By Anna Oposa
My World Water Week kicked off with a seminar entitled, “From source to sea – towards a river to coast and seas connected future.”
The series of talks started with presentations giving an overview of freshwater, coastal, and marine issues. Prof. Jan Lundqvist of SWIMI mentioned that such discussions were important to “close the gap” between fresh and marine water. I was personally narrowing that knowledge gap in my head because I knew very little about freshwater/river issues and had to google terms like “hypoxia.” As someone who graduated with a BA in English and has only been in the field of marine conservation for two years, there’s so much I’ve yet to learn… Although I imagine I would say the same thing 10 or 20 years from now — learning has no expiration date, after all.
It was then followed by a number of case studies from Bangladesh/Ganges; the Danube/Black Sea; Orange-Senqu; Xiamen, China; Irrawady Delta, Myanmar; Benin; and the Tullstorp Stream, Sweden. It seemed that regardless of place and economic status, all these projects had similar challenges: overlapping management, governance, and management frameworks. Funding was also a problem in some, as these projects cost millions of US dollars.

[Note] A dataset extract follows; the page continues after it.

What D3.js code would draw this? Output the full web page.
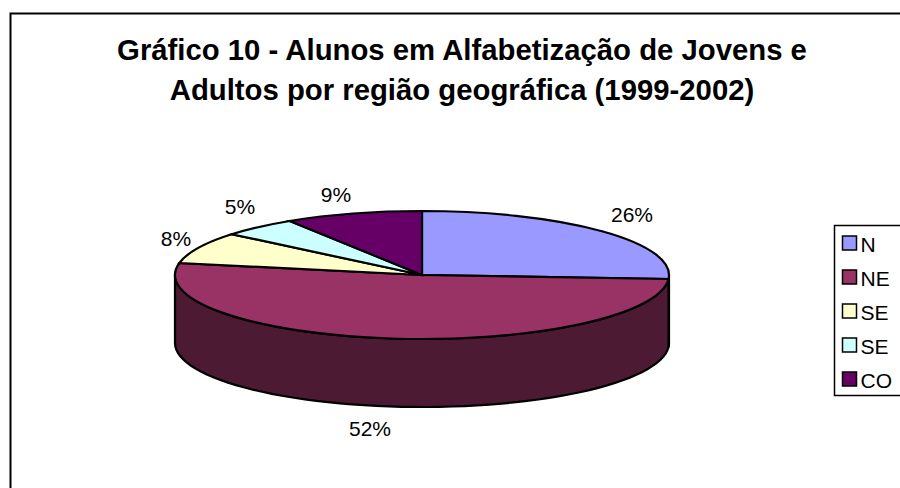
<!DOCTYPE html>
<html>
<head>
<meta charset="utf-8">
<script src="https://cdn.jsdelivr.net/npm/d3@7"></script>
<style>
  body { margin: 0; background: #fff; }
  text { font-family: "Liberation Sans", Arial, sans-serif; fill: #000; }
</style>
</head>
<body>
<svg id="chart" width="900" height="488" style="display:block"></svg>
<script>
const categories = ["N", "NE", "SE", "SE", "CO"];
const values = [26, 52, 8, 5, 9];
const colors = ["#9999FF", "#993366", "#FFFFCC", "#CCFFFF", "#660066"];
const wallColors = ["#4D4D80", "#4D1A33", "#808066", "#668080", "#330033"];
const titleLines = ["Gráfico 10 - Alunos em Alfabetização de Jovens e", "Adultos por região geográfica (1999-2002)"];

const cx = 422, cy = 275, rx = 247, ry = 64, depth = 68;

const svg = d3.select("#chart");

// outer frame, runs off the picture on the right and at the bottom
svg.append("rect")
  .attr("x", 10.5).attr("y", 13.5)
  .attr("width", 1000).attr("height", 1000)
  .attr("fill", "#fff").attr("stroke", "#000").attr("stroke-width", 2);

svg.selectAll("text.title")
  .data(titleLines)
  .join("text")
  .attr("class", "title")
  .attr("x", 462)
  .attr("y", (d, i) => 60 + i * 40)
  .attr("text-anchor", "middle")
  .attr("font-size", 29.3)
  .attr("font-weight", "bold")
  .text(d => d);

const pie = d3.pie().sort(null).value(d => d);
const slices = pie(values);

// angles are measured clockwise from the top, like d3.arc
const px = a => cx + rx * Math.sin(a);
const py = a => cy - ry * Math.cos(a);

// side wall, only the part of a slice on the front half is visible
const wallLine = d3.line();
slices.forEach((s, i) => {
  const a0 = Math.max(s.startAngle, Math.PI / 2);
  const a1 = Math.min(s.endAngle, Math.PI * 1.5);
  if (a1 <= a0) return;
  const top = d3.range(0, 61).map(k => a0 + (a1 - a0) * k / 60);
  const pts = top.map(a => [px(a), py(a)])
    .concat(top.slice().reverse().map(a => [px(a), py(a) + depth]));
  svg.append("path")
    .attr("d", wallLine(pts) + "Z")
    .attr("fill", wallColors[i])
    .attr("stroke", "#000")
    .attr("stroke-width", 2.2);
});

// top of the pie: a flat d3.arc squashed into an ellipse
const arc = d3.arc().innerRadius(0).outerRadius(rx);
svg.append("g")
  .attr("transform", `translate(${cx},${cy}) scale(1,${ry / rx})`)
  .selectAll("path")
  .data(slices)
  .join("path")
  .attr("d", arc)
  .attr("fill", (d, i) => colors[i])
  .attr("stroke", "#000")
  .attr("stroke-width", 2.2)
  .attr("vector-effect", "non-scaling-stroke");

// percent labels
const labelPos = [[632, 222], [370, 436], [176, 246], [240, 214], [336, 202]];
svg.selectAll("text.pct")
  .data(slices)
  .join("text")
  .attr("class", "pct")
  .attr("x", (d, i) => labelPos[i][0])
  .attr("y", (d, i) => labelPos[i][1])
  .attr("text-anchor", "middle")
  .attr("font-size", 21)
  .text(d => d.data + "%");

// legend
const legendY = d3.scalePoint().domain(d3.range(categories.length)).range([243, 379]);
svg.append("rect")
  .attr("x", 834.5).attr("y", 225.5)
  .attr("width", 80).attr("height", 170)
  .attr("fill", "#fff").attr("stroke", "#000").attr("stroke-width", 1.5);
const items = svg.selectAll("g.item")
  .data(categories)
  .join("g")
  .attr("class", "item")
  .attr("transform", (d, i) => `translate(0,${legendY(i)})`);
items.append("rect")
  .attr("x", 842.5).attr("y", -7)
  .attr("width", 14).attr("height", 14)
  .attr("fill", (d, i) => colors[i])
  .attr("stroke", "#000").attr("stroke-width", 1.5);
items.append("text")
  .attr("x", 860.5).attr("y", 8.5)
  .attr("font-size", 21)
  .text(d => d);
</script>
</body>
</html>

The case studies that struck me the most were those of Bangladesh and Xiamen. I was drawn to the Xiamen case study because they were able to transform the area into a tourism zone through integrated coastal management. Over many years, they initiated projects like mangrove planting, marine functional zoning, and reserving sea space for future uses. It was declared a marine protected area and rare species, like the horseshoe crab, started coming back. Another example that shows how nature takes care of us when we take care of Her.
I was also blown away by the progress of Bangladesh and the Brahmaputra River, a trans-boundary river and one of the major rivers of Asia. I must admit, I felt more than admiration–I was jealous. I sat there listening to Dr. Khondaker Azharul Haq feeling jealous that a country like Bangladesh, a “next level economy,” could make such strides in water conversation.
My mind was back home, in Manila. Just two weeks ago, the capital city of my country was yet again ravaged by another flood brought about by the rains of a tropical cyclone. Massive flooding seems to be an annual event in the Philippines. And no, it’s not just climate change.
On the way back to our hotel, my fellow Filipino delegate Ponce and I had a passionate conversation about the path of our archipelago and our Manila. We contemplated on questions like, “Where did we go wrong?” “How come we never learn?” “What can we do?”
The 25-minute bus ride didn’t yield solutions to our nation’s problems. (It would be really cool if it did!) But I went to bed feeling a little bit more hopeful than yesterday. If Xiamen can do it, so can we. If Bangladesh can do it, so can we.
How? When? With whom?
I don’t know, really. But as Rilke said, we have to try to love the questions themselves and live the questions now. “Perhaps you will then, gradually, without noticing it, live along some distant day into the answer.”